Crisis: Economics and Domestic Violence

The Allstate Foundation just released a national poll that found Americans link the term "economic abuse" to negative Wall Street forecasts or irresponsible spending, rather than domestic violence. The aim of the poll was to underscore the need for education around economic abuse and foster a greater understanding of the challenges facing domestic violence survivors.

The Allstate Foundation 2009 National Poll, "Crisis: Economics and Domestic Violence," serves as a resource in our efforts to help assist survivors and combat domestic violence. The full survey findings are available at www.ClickToEmpower.org.

Additional key poll findings include:

  • More than three-quarters of Americans (76 percent) believe the poor economy has made it more difficult for victims of domestic violence, and two-thirds (66 percent) believe it has caused an increase in domestic violence.
  • 44 percent say the most difficult barrier to leaving an abusive relationship is financial security.
  • Almost 60 percent of Americans don't see a connection between harassing a partner at work and economic abuse, even if it may cost the victim their job and ultimately limiting income.

While the poll's statistics are disheartening, The Allstate Foundation is working on helping those directly impacted by economic abuse. The Allstate Foundation, in partnership with the National Network to End Domestic Violence, recently launched a redesigned Economic Empowerment Curriculum.
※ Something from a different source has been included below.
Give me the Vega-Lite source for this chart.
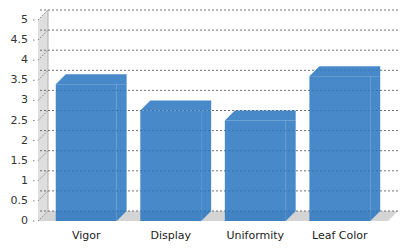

The curriculum includes financial tools and information designed to enable survivors of domestic abuse to fully understand their financial circumstances, as well as engage in short-term and long-term planning (e.g., budgeting tools, step-by-step planners, tips, etc.) to accomplish their personal goals. The curriculum is available by request on ClickToEmpower.org, and will soon be available for electronic download along with e-learning modules.